The occasion for Miura’s visit was the 29th annual Festival de Música Contemporánea de La Habana (Havana Contemporary Music Festival). He was one of four U.S.-based composers invited to the nine-day event as part of an artist delegation representing the American Composers Forum, an advocacy organization. It was just the second year that the ACF participated.
Also in the delegation was the New York City quintet Third Sound, which performed a concert of music by the four composers — Lembit Beecher, Pierre Lambert, and Wang Lu, in addition to Miura, who is an associate professor of music at Bates and conductor of the college orchestra.
The festival was a performance tour de force, with dozens of musicians offering two, sometimes three, concerts a day. Also on the program were panels, including one in which the ACF composers and two other musical groups from the U.S. advised young Cuban musicians on making things happen.
“Castro had very strict cultural policies, and for Cubans, contemporary music kind of stops around 1960–65,” Miura says. “So they are very eager to learn.
“I brought my CDs and scores, and you could really see their eyes light up, seeing these new pieces by living composers from here. During one of the workshops, we heard a demonstration by a new improvisation ensemble of young Cuban composers, and their sincerity for the exploration of new sound was quite moving.”
The Miura work that Third Sound played at the festival’s Nov. 18 ACF concert was “Open Passage — In memoriam Andrew Svoboda.” Written in 2005 for alto flute, violin, cello, and piano, the piece is a tribute to a lost friend.
“He was a very young talented composer, and he just died all of a sudden of cardiac arrest at the age of 26,” says Miura. “It was a very emotional piece for me.
“Considering that writing and hearing the piece was a way of remembering my friend, and his father was a political dissident from communist Czechoslovakia in the 1960s, hearing the piece 10 years later in Havana felt strangely fitting.”
Miura adds, “My friend’s last name, Svoboda, means ‘freedom’ in Czech.”
A high point of Miura’s visit was the Fábrica de Arte Cubano — the Cuban Art Factory. Installed in a former power plant and olive oil factory, the F.A.C. is a sort of one-stop shop for hip-and-cool culture — music, dance, art, and more.
“It’s extremely vibrant, there are lots of young people, they stay open until like 3 in the morning, and they have live music playing throughout the night,” he explains.
“On multiple levels of galleries, dance floors, and bars, I was amazed by the people’s energy and free-spiritedness. These alternative and independent art and music scenes seemed to be starting as a hybrid between a state-run facility and private business in Havana — which is an incredible development considering the strict policies the government used to have.”
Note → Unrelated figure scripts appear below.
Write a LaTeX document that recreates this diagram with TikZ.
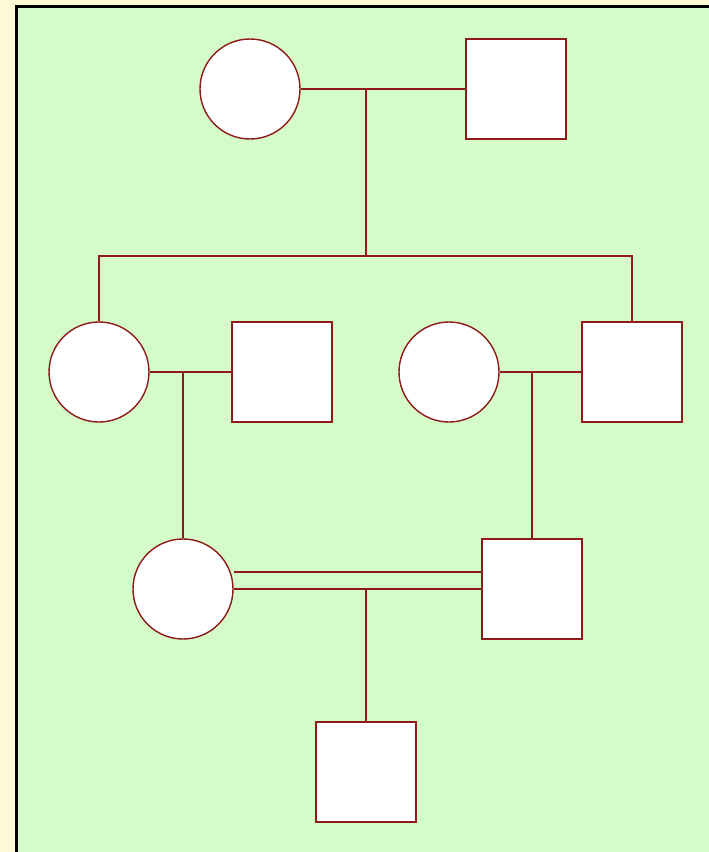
\documentclass[tikz,border=0pt]{standalone}
\usetikzlibrary{positioning}
\definecolor{parch}{HTML}{FFFAD6}
\definecolor{leaf}{HTML}{D4FBC8}
\definecolor{kin}{HTML}{8E1A1A}
\tikzstyle{female} = [circle, draw=kin, fill=white, line width=1.4pt, minimum size=100pt, inner sep=0pt]
\tikzstyle{male} = [rectangle, draw=kin, fill=white, line width=1.4pt, minimum size=100pt, inner sep=0pt]
\tikzstyle{link} = [draw=kin, line width=1.4pt]
\begin{document}
\begin{tikzpicture}[x=1pt, y=-1pt]
%achtergrond
\useasboundingbox (0,0) rectangle (709,852);
\fill[parch] (0,0) rectangle (709,852);
\fill[leaf] (16,6) rectangle (709,852);
\draw[line width=3pt] (16,852) -- (16,6) -- (709,6);
%begin gen1
\node[female] (grandma) at (250,89) {};
\node[male] (grandpa) at (516,89) {};
\coordinate (union1) at (366,89);
\coordinate (sibs1) at (366,256);
%end gen1
%begin gen2
\node[female] (daughterA) at (99,372) {};
\node[male] (husbandA) at (282,372) {};
\node[female] (wifeB) at (449,372) {};
\node[male] (sonB) at (632,372) {};
\coordinate (union2) at (183,372);
\coordinate (union3) at (532,372);
%end gen2
%begin gen3
\node[female] (cousinF) at (183,589) {};
\node[male] (cousinM) at (532,589) {};
\coordinate (union4) at (366,589);
%end gen3
%begin gen4
\node[male] (child) at (366,772) {};
%end gen4
%lijnen
\draw[link] (grandma) -- (grandpa);
\draw[link] (union1) -- (sibs1);
\draw[link] (daughterA.north) |- (sibs1) -| (sonB.north);
\draw[link] (daughterA) -- (husbandA);
\draw[link] (wifeB) -- (sonB);
\draw[link] (union2) -- (cousinF.north);
\draw[link] (union3) -- (cousinM.north);
%dubbele lijn
\draw[link] ([yshift=17pt]cousinF.east) -- ([yshift=17pt]cousinM.west);
\draw[link] (cousinF) -- (cousinM);
\draw[link] (union4) -- (child.north);
\end{tikzpicture}
\end{document}
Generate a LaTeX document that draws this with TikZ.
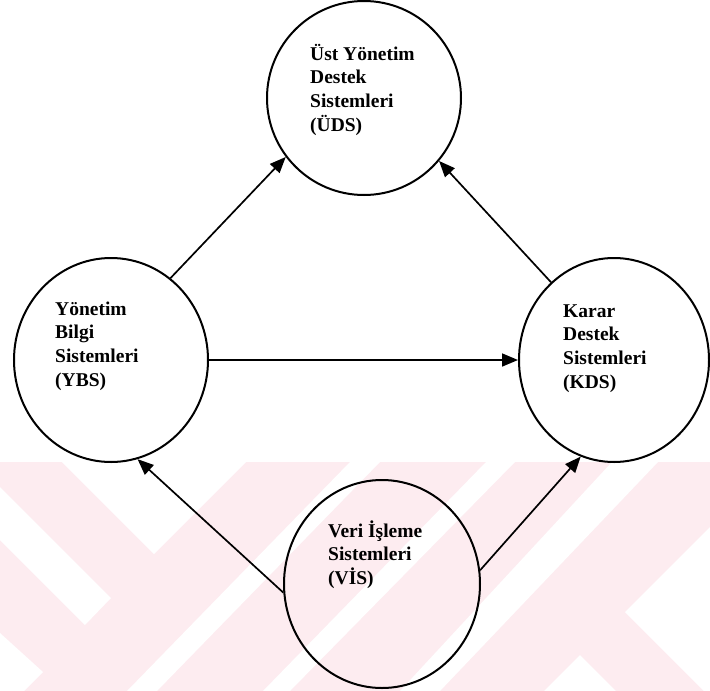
\documentclass[tikz,border=0pt]{standalone}
\usepackage{fontspec}
\setmainfont{Liberation Serif}
\usetikzlibrary{arrows.meta,shapes.geometric}
\definecolor{wmpink}{RGB}{253,236,240}
\tikzset{
  sysnode/.style={ellipse, draw, line width=2pt, inner sep=0pt},
  syslabel/.style={anchor=north west, align=left, inner sep=0pt,
    font=\bfseries\fontsize{19.5}{23.6}\selectfont},
  flow/.style={line width=1.7pt, -{Triangle[length=16pt,width=13pt]}},
  gap/.style={fill=white},
}
\newcommand{\firstline}{\rule{0pt}{19pt}}
\begin{document}
\begin{tikzpicture}[x=1pt,y=-1pt]
\useasboundingbox (0,0) rectangle (710,691);

% pale striped band along the bottom
\fill[wmpink] (0,462) rectangle (710,691);
\begin{scope}
  \clip (0,462) rectangle (710,691);
  \fill[gap] (62,462) -- (154,554) -- (246,462) -- cycle;
  \fill[gap] (0,487) -- (111,598) -- (85,625) -- (0,540) -- cycle;
  \fill[gap] (0,633) -- (43,672) -- (24,691) -- (0,691) -- cycle;
  \fill[gap] (350,462) -- (380,462) -- (157,691) -- (127,691) -- cycle;
  \fill[gap] (486,462) -- (515,462) -- (290,691) -- (263,691) -- cycle;
  \fill[gap] (612,462) -- (658,462) -- (440,691) -- (400,691) -- cycle;
  \fill[gap] (625,612) -- (710,527) -- (710,691) -- (704,691) -- cycle;
  \fill[gap] (544,691) -- (580,655) -- (616,691) -- cycle;
\end{scope}

% system circles
\node[sysnode, minimum width=194pt, minimum height=194pt] (uds) at (364,98) {};
\node[sysnode, minimum width=194pt, minimum height=204pt] (ybs) at (111,360) {};
\node[sysnode, minimum width=190pt, minimum height=204pt] (kds) at (614,360) {};
\node[sysnode, minimum width=196pt, minimum height=208pt] (vis) at (382,584) {};

% labels
\node[syslabel] (udsT) at (310,41) {\firstline Üst Yönetim\\Destek\\Sistemleri\\(ÜDS)};
\node[syslabel] (ybsT) at (55,296) {\firstline Yönetim\\Bilgi\\Sistemleri\\(YBS)};
\node[syslabel] (kdsT) at (563,298) {\firstline Karar\\Destek\\Sistemleri\\(KDS)};
\node[syslabel] (visT) at (328,518) {\firstline Veri İşleme\\Sistemleri\\(VİS)};

% information flows
\draw[flow] (ybs.54) -- (uds.217);
\draw[flow] (kds.129) -- (uds.320);
\draw[flow] (ybs.east) -- (kds.west);
\draw[flow] (vis.185) -- (ybs.285);
\draw[flow] (vis.8) -- (kds.251);
\end{tikzpicture}
\end{document}
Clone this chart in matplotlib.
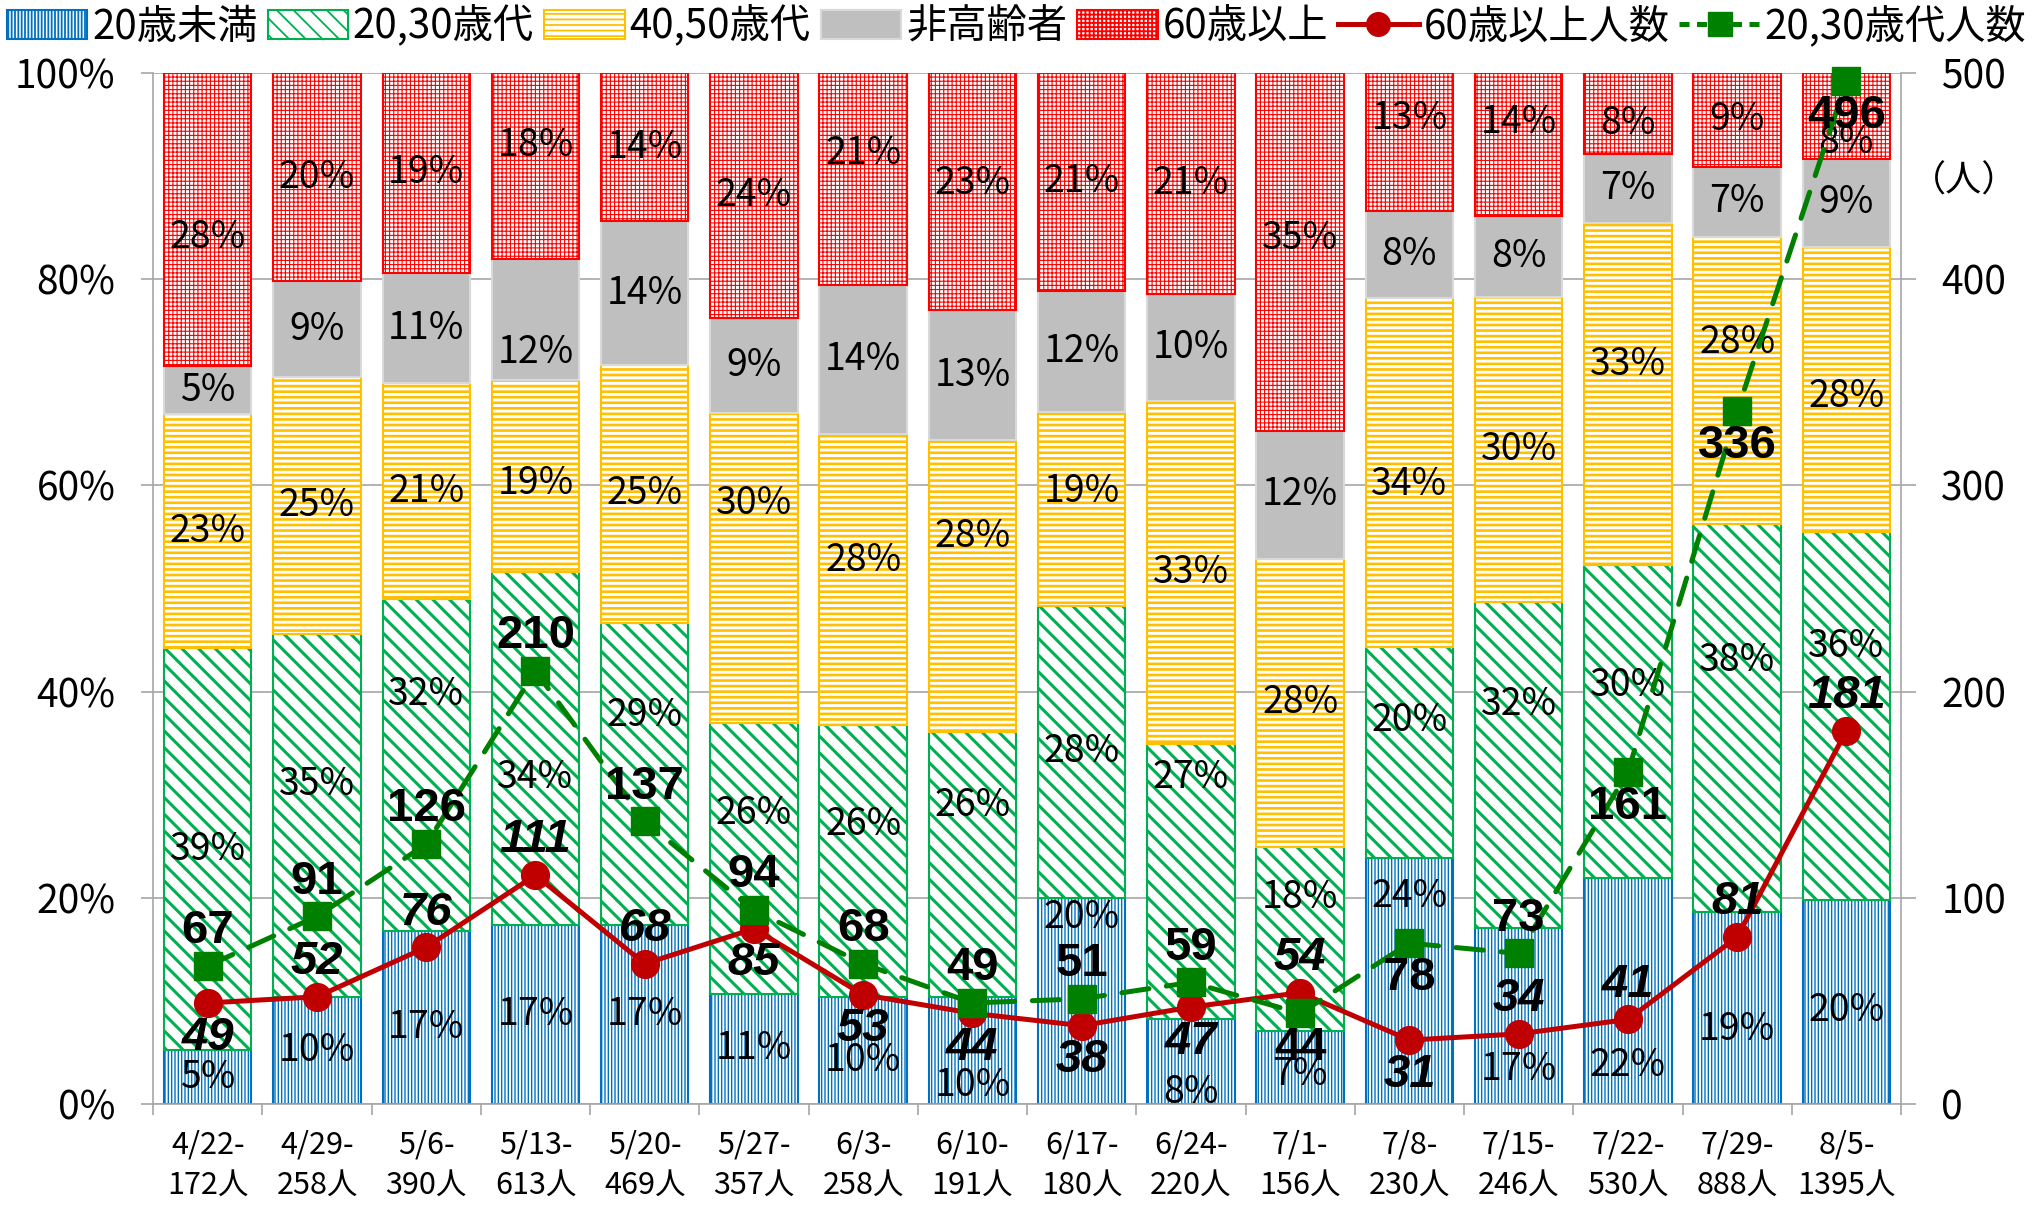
import numpy as np
import matplotlib.pyplot as plt
from matplotlib.patches import Patch
from matplotlib.lines import Line2D
from matplotlib.ticker import FuncFormatter

plt.rcParams['font.family'] = ['Noto Sans CJK JP', 'DejaVu Sans']
plt.rcParams['hatch.linewidth'] = 1.3

weeks = ['4/22-', '4/29-', '5/6-', '5/13-', '5/20-', '5/27-', '6/3-', '6/10-',
         '6/17-', '6/24-', '7/1-', '7/8-', '7/15-', '7/22-', '7/29-', '8/5-']
totals = [172, 258, 390, 613, 469, 357, 258, 191, 180, 220, 156, 230, 246, 530, 888, 1395]

# shares in percent (bottom to top)
under20 = [5.2, 10.4, 16.8, 17.4, 17.4, 10.7, 10.4, 10.4, 20.0, 8.2, 7.1, 23.9, 17.1, 21.9, 18.6, 19.8]
age2030 = [39.0, 35.2, 32.2, 34.2, 29.3, 26.3, 26.4, 25.7, 28.3, 26.7, 17.8, 20.4, 31.6, 30.4, 37.7, 35.7]
age4050 = [22.7, 24.9, 20.9, 18.6, 25.0, 30.0, 28.2, 28.3, 18.8, 33.3, 28.0, 33.9, 29.6, 33.1, 27.8, 27.6]
non_elderly = [4.7, 9.3, 10.7, 11.8, 13.9, 9.2, 14.4, 12.6, 11.8, 10.4, 12.4, 8.4, 7.8, 6.7, 6.8, 8.6]
over60 = [28.4, 20.2, 19.4, 18.0, 14.4, 23.8, 20.6, 23.0, 21.1, 21.4, 34.7, 13.4, 13.9, 7.9, 9.1, 8.3]

# weekly head counts (right axis)
over60_count = [49, 52, 76, 111, 68, 85, 53, 44, 38, 47, 54, 31, 34, 41, 81, 181]
age2030_count = [67, 91, 126, 210, 137, 94, 68, 49, 51, 59, 44, 78, 73, 161, 336, 496]

# label placement tweaks (percentage points) and line-label sides (+1 above, -1 below)
shift_under20 = [0, 0, -1, 0, 0, 0, -1, -3.4, 8.1, -3, -0.7, 8.2, -5.2, -7.2, -2.1, -0.8]
shift_2030 = [0, 3, 6.8, -2.8, 5.6, 4.3, 3.5, 5.7, 0, 10.1, 4, 3.1, 5.8, 3.5, 5.6, 6.7]
shift_4050 = [0, 0, 0, -0.7, 0, 6.2, 1.8, 4.8, 1.7, 0, 0, -1.2, 0, 2.9, 3.7, -0.7]
shift_non = [0, 0, 0, -3.2, 0, 0, 0, 0, 0, 0, 0, 0, 0, 0, 0, 0]
shift_over60 = [-1.8, 0, 0, 2, 0, 0, 2.5, 0.8, 0, 0, 1.3, 2.3, 2.1, -1, 0, -2.6]
side_over60 = [-1, 1, 1, 1, 1, -1, -1, -1, -1, -1, 1, -1, 1, 1, 1, 1]
side_2030 = [1, 1, 1, 1, 1, 1, 1, 1, 1, 1, -1, -1, 1, -1, -1, -1]

segments = [
    ('20歳未満', under20, shift_under20, 1.0,
     dict(facecolor='white', edgecolor='#0070C0', hatch='|||||')),
    ('20,30歳代', age2030, shift_2030, 2.2,
     dict(facecolor='white', edgecolor='#00B050', hatch='\\\\')),
    ('40,50歳代', age4050, shift_4050, 1.9,
     dict(facecolor='white', edgecolor='#FFC000', hatch='---')),
    ('非高齢者', non_elderly, shift_non, 1.0,
     dict(facecolor='#BFBFBF', edgecolor='#D9D9D9', hatch=None)),
    ('60歳以上', over60, shift_over60, 0.8,
     dict(facecolor='white', edgecolor='#FF0000', hatch='++++')),
]

fig = plt.figure(figsize=(20.33, 12.1), dpi=100)
ax = fig.add_axes([0.0753, 0.0876, 0.8598, 0.8521])
x = np.arange(len(weeks))

bottom = np.zeros(len(weeks))
handles = []
for name, vals, shifts, hlw, style in segments:
    v = np.array(vals) / 100
    with plt.rc_context({'hatch.linewidth': hlw}):
        ax.bar(x, v, 0.8, bottom=bottom, linewidth=1.5, zorder=2, **style)
        handles.append(Patch(linewidth=1.5, label=name, **style))
    for i in range(len(x)):
        ax.text(x[i], bottom[i] + v[i] / 2 + shifts[i] / 100, f'{vals[i]:.0f}%',
                ha='center', va='center', fontsize=27, zorder=3)
    bottom += v

ax.set_xlim(-0.5, len(weeks) - 0.5)
ax.set_ylim(0, 1)
ax.set_yticks(np.arange(0, 1.01, 0.2))
ax.yaxis.set_major_formatter(FuncFormatter(lambda v, p: f'{v * 100:.0f}%'))
ax.grid(axis='y', color='#A6A6A6', linewidth=1.2)
ax.set_axisbelow(True)
ax.set_xticks(x)
ax.set_xticklabels([f'{w}\n{t}人' for w, t in zip(weeks, totals)], fontsize=22, linespacing=1.4)
ax.set_xticks(np.arange(-0.5, len(weeks)), minor=True)
ax.tick_params(axis='x', which='major', length=0, pad=18)
ax.tick_params(axis='x', which='minor', length=8, color='#A6A6A6', width=1.2)
ax.tick_params(axis='y', length=9, color='#A6A6A6', width=1.2, labelsize=28, pad=18)
for s in ['top', 'right']:
    ax.spines[s].set_visible(False)
for s in ['left', 'bottom']:
    ax.spines[s].set_color('#A6A6A6')
    ax.spines[s].set_linewidth(1.2)

ax2 = ax.twinx()
ax2.set_ylim(0, 500)
ax2.set_yticks(range(0, 501, 100))
ax2.tick_params(axis='y', length=11, color='#A6A6A6', width=1.2, labelsize=28, pad=18)
for s in ['top', 'left', 'bottom']:
    ax2.spines[s].set_visible(False)
ax2.spines['right'].set_color('#A6A6A6')
ax2.spines['right'].set_linewidth(1.2)

ax2.plot(x, over60_count, color='#C00000', linewidth=3.6, marker='o', markersize=20,
         zorder=4, clip_on=False)
ax2.plot(x, age2030_count, color='#008000', linewidth=3.6, linestyle=(0, (5.5, 3.5)),
         dash_capstyle='round', marker='s', markersize=20, zorder=5, clip_on=False)

for i in range(len(x)):
    ax2.annotate(str(over60_count[i]), (x[i], over60_count[i]), xytext=(0, 25 * side_over60[i]),
                 textcoords='offset points', ha='center', va='center', fontsize=34,
                 family='Liberation Sans', fontweight='bold', fontstyle='italic', zorder=6)
    ax2.annotate(str(age2030_count[i]), (x[i], age2030_count[i]), xytext=(0, 25 * side_2030[i]),
                 textcoords='offset points', ha='center', va='center', fontsize=34,
                 family='Liberation Sans', fontweight='bold', zorder=6)

fig.text(0.966, 0.850, '（人）', ha='center', va='center', fontsize=26)

handles.append(Line2D([], [], color='#C00000', linewidth=3.6, marker='o', markersize=17,
                      label='60歳以上人数'))
handles.append(Line2D([], [], color='#008000', linewidth=3.6, linestyle=(0, (2, 1.5)),
                      marker='s', markersize=17, label='20,30歳代人数'))
fig.legend(handles=handles, loc='center', bbox_to_anchor=(0.5, 0.978), ncol=7, fontsize=29,
           frameon=False, handlelength=2.0, handleheight=0.75, handletextpad=0.12,
           columnspacing=0.25, borderpad=0, borderaxespad=0)

fig.savefig('out.png', dpi=100)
For Miura, some of the visual art that he saw offers an analogy for his admittedly brief exposure to social and cultural Havana. “You have a kind of 1920s communist futuristic design, on top of ’60s–’70s pop art, on top of Takashi Murakami,” the contemporary artist known for bringing Japanese “low culture” into high art.
“Everything is happening at the same time because the country has just opened up,” says the composer. New layers of cultural influence are accreting over the old ones fast, as if making up for lost time.
“It’s almost like an onion: You peel one layer and then there is something surprising that comes up. It’s not just a time capsule, but it’s like weird twists of time and space.”
Barack Obama’s outreach to the island after decades of political stalemate is still reverberating in the streets of Havana. “People are definitely excited about this,” says Miura (who was repeatedly asked by residents whether he voted for Donald Trump. But, living in the U.S. on a green card, this Japanese citizen can’t vote here.)
“It was clear that Obama was so loved by Cubans for opening up the relationship.”
He adds, “One thing that’s for sure, when I spoke with some Cubans there, is that they don’t know what kind of change is coming” post-Fidel. While the current leader, Raul Castro, is more open to a market economy, what that will look like going forward — “nobody seems to really know.”
“I’m really curious to see how Cuba is going to go culturally and politically,” Miura says. Hopefully accompanied by Bates students, he adds, “I would love to go back to witness that change.”